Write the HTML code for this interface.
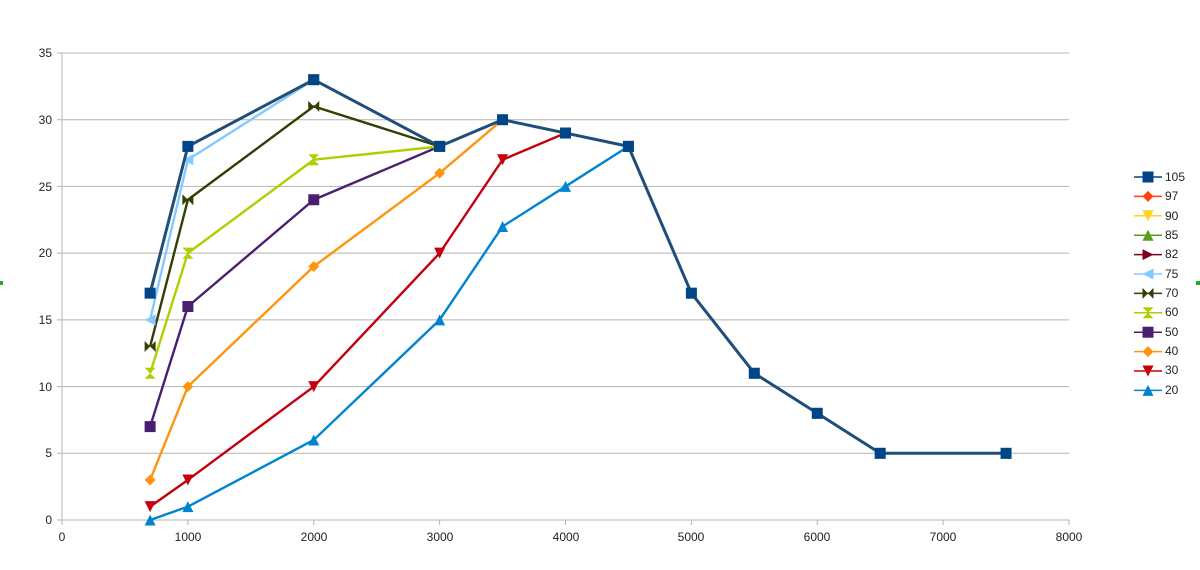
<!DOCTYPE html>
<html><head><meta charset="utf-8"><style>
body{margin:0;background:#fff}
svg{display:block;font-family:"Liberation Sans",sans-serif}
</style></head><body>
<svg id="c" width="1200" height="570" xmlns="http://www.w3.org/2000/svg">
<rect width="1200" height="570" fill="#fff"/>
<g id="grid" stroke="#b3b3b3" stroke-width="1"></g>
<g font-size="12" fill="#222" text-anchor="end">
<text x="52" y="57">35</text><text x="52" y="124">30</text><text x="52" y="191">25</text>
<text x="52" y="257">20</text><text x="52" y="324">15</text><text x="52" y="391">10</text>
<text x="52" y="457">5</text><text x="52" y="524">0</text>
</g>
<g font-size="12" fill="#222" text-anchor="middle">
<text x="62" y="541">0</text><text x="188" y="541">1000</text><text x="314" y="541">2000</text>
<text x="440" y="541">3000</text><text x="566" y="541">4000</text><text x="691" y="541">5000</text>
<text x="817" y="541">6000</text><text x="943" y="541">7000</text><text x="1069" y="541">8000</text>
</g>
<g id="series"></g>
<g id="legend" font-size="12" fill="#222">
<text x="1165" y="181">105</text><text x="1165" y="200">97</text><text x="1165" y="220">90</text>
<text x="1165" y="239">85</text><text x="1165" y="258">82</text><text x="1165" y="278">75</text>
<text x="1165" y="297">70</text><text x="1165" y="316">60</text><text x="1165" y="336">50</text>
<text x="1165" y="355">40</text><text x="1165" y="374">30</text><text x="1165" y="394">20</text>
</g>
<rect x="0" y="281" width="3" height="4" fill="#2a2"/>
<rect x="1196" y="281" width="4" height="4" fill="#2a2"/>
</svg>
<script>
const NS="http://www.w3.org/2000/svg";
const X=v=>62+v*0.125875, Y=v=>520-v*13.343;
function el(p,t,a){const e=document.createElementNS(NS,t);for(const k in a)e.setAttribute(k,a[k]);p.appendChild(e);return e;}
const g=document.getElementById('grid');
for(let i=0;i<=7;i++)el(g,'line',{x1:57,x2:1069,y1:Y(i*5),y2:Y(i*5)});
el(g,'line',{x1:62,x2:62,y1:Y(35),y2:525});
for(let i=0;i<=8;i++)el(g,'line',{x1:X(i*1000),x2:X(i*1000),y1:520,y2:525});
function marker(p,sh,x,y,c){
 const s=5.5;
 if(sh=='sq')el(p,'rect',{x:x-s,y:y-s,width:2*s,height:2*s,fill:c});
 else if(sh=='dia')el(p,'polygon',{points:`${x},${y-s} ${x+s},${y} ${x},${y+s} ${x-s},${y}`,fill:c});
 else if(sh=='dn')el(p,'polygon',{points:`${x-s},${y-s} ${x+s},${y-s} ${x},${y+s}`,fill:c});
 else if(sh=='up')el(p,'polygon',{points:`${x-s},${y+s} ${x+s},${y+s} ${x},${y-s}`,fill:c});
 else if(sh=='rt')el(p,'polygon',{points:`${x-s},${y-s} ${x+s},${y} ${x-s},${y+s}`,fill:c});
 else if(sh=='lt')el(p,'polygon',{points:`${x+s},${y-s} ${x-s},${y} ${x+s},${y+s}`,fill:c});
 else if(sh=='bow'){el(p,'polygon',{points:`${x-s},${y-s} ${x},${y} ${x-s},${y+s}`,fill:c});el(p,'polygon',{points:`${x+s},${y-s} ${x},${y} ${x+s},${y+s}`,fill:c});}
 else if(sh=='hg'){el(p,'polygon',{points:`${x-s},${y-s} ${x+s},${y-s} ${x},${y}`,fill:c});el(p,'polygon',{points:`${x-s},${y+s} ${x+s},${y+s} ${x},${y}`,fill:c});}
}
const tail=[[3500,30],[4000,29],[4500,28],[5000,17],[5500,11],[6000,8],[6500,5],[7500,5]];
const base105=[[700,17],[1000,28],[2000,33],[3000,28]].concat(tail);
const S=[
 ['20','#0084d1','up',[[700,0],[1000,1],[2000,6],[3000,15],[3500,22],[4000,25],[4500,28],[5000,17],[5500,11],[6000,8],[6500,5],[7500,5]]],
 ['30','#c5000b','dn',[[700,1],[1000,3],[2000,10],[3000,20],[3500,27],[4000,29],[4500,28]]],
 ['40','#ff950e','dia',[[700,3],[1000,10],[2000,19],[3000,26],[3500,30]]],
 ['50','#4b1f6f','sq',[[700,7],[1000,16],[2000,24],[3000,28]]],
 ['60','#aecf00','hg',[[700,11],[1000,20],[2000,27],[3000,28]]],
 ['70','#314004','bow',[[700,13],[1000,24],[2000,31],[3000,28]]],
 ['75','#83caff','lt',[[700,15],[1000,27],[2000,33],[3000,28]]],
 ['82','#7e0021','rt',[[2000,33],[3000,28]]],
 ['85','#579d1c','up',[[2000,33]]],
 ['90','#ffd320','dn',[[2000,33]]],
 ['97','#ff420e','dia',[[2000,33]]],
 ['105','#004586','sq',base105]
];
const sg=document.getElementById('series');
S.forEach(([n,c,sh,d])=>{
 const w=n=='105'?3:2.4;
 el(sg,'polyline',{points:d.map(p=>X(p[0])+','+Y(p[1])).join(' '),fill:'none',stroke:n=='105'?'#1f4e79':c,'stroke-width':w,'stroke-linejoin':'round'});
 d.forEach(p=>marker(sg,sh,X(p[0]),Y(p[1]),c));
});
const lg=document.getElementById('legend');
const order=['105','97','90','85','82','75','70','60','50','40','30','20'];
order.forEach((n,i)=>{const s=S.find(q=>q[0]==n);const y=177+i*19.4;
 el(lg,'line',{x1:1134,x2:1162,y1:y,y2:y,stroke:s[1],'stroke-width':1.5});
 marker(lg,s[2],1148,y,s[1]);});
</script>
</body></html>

┄┄┄┄┄┄┄┄┄┄┄┄┄┄┄┄┄┄┄┄

▶ _TASK DETAILS_
All the material shown above is to be copied exactly, with no pictures carried over.

▶ _RESPONSE TO THE EXERCISE_
Write the HTML code for this interface.
<!DOCTYPE html>
<html><head><meta charset="utf-8"><style>
body{margin:0;background:#fff}
svg{display:block;font-family:"Liberation Sans",sans-serif}
</style></head><body>
<svg id="c" width="1200" height="570" xmlns="http://www.w3.org/2000/svg">
<rect width="1200" height="570" fill="#fff"/>
<g id="grid" stroke="#b3b3b3" stroke-width="1"></g>
<g font-size="12" fill="#222" text-anchor="end">
<text x="52" y="57">35</text><text x="52" y="124">30</text><text x="52" y="191">25</text>
<text x="52" y="257">20</text><text x="52" y="324">15</text><text x="52" y="391">10</text>
<text x="52" y="457">5</text><text x="52" y="524">0</text>
</g>
<g font-size="12" fill="#222" text-anchor="middle">
<text x="62" y="541">0</text><text x="188" y="541">1000</text><text x="314" y="541">2000</text>
<text x="440" y="541">3000</text><text x="566" y="541">4000</text><text x="691" y="541">5000</text>
<text x="817" y="541">6000</text><text x="943" y="541">7000</text><text x="1069" y="541">8000</text>
</g>
<g id="series"></g>
<g id="legend" font-size="12" fill="#222">
<text x="1165" y="181">105</text><text x="1165" y="200">97</text><text x="1165" y="220">90</text>
<text x="1165" y="239">85</text><text x="1165" y="258">82</text><text x="1165" y="278">75</text>
<text x="1165" y="297">70</text><text x="1165" y="316">60</text><text x="1165" y="336">50</text>
<text x="1165" y="355">40</text><text x="1165" y="374">30</text><text x="1165" y="394">20</text>
</g>
<rect x="0" y="281" width="3" height="4" fill="#2a2"/>
<rect x="1196" y="281" width="4" height="4" fill="#2a2"/>
</svg>
<script>
const NS="http://www.w3.org/2000/svg";
const X=v=>62+v*0.125875, Y=v=>520-v*13.343;
function el(p,t,a){const e=document.createElementNS(NS,t);for(const k in a)e.setAttribute(k,a[k]);p.appendChild(e);return e;}
const g=document.getElementById('grid');
for(let i=0;i<=7;i++)el(g,'line',{x1:57,x2:1069,y1:Y(i*5),y2:Y(i*5)});
el(g,'line',{x1:62,x2:62,y1:Y(35),y2:525});
for(let i=0;i<=8;i++)el(g,'line',{x1:X(i*1000),x2:X(i*1000),y1:520,y2:525});
function marker(p,sh,x,y,c){
 const s=5.5;
 if(sh=='sq')el(p,'rect',{x:x-s,y:y-s,width:2*s,height:2*s,fill:c});
 else if(sh=='dia')el(p,'polygon',{points:`${x},${y-s} ${x+s},${y} ${x},${y+s} ${x-s},${y}`,fill:c});
 else if(sh=='dn')el(p,'polygon',{points:`${x-s},${y-s} ${x+s},${y-s} ${x},${y+s}`,fill:c});
 else if(sh=='up')el(p,'polygon',{points:`${x-s},${y+s} ${x+s},${y+s} ${x},${y-s}`,fill:c});
 else if(sh=='rt')el(p,'polygon',{points:`${x-s},${y-s} ${x+s},${y} ${x-s},${y+s}`,fill:c});
 else if(sh=='lt')el(p,'polygon',{points:`${x+s},${y-s} ${x-s},${y} ${x+s},${y+s}`,fill:c});
 else if(sh=='bow'){el(p,'polygon',{points:`${x-s},${y-s} ${x},${y} ${x-s},${y+s}`,fill:c});el(p,'polygon',{points:`${x+s},${y-s} ${x},${y} ${x+s},${y+s}`,fill:c});}
 else if(sh=='hg'){el(p,'polygon',{points:`${x-s},${y-s} ${x+s},${y-s} ${x},${y}`,fill:c});el(p,'polygon',{points:`${x-s},${y+s} ${x+s},${y+s} ${x},${y}`,fill:c});}
}
const tail=[[3500,30],[4000,29],[4500,28],[5000,17],[5500,11],[6000,8],[6500,5],[7500,5]];
const base105=[[700,17],[1000,28],[2000,33],[3000,28]].concat(tail);
const S=[
 ['20','#0084d1','up',[[700,0],[1000,1],[2000,6],[3000,15],[3500,22],[4000,25],[4500,28],[5000,17],[5500,11],[6000,8],[6500,5],[7500,5]]],
 ['30','#c5000b','dn',[[700,1],[1000,3],[2000,10],[3000,20],[3500,27],[4000,29],[4500,28]]],
 ['40','#ff950e','dia',[[700,3],[1000,10],[2000,19],[3000,26],[3500,30]]],
 ['50','#4b1f6f','sq',[[700,7],[1000,16],[2000,24],[3000,28]]],
 ['60','#aecf00','hg',[[700,11],[1000,20],[2000,27],[3000,28]]],
 ['70','#314004','bow',[[700,13],[1000,24],[2000,31],[3000,28]]],
 ['75','#83caff','lt',[[700,15],[1000,27],[2000,33],[3000,28]]],
 ['82','#7e0021','rt',[[2000,33],[3000,28]]],
 ['85','#579d1c','up',[[2000,33]]],
 ['90','#ffd320','dn',[[2000,33]]],
 ['97','#ff420e','dia',[[2000,33]]],
 ['105','#004586','sq',base105]
];
const sg=document.getElementById('series');
S.forEach(([n,c,sh,d])=>{
 const w=n=='105'?3:2.4;
 el(sg,'polyline',{points:d.map(p=>X(p[0])+','+Y(p[1])).join(' '),fill:'none',stroke:n=='105'?'#1f4e79':c,'stroke-width':w,'stroke-linejoin':'round'});
 d.forEach(p=>marker(sg,sh,X(p[0]),Y(p[1]),c));
});
const lg=document.getElementById('legend');
const order=['105','97','90','85','82','75','70','60','50','40','30','20'];
order.forEach((n,i)=>{const s=S.find(q=>q[0]==n);const y=177+i*19.4;
 el(lg,'line',{x1:1134,x2:1162,y1:y,y2:y,stroke:s[1],'stroke-width':1.5});
 marker(lg,s[2],1148,y,s[1]);});
</script>
</body></html>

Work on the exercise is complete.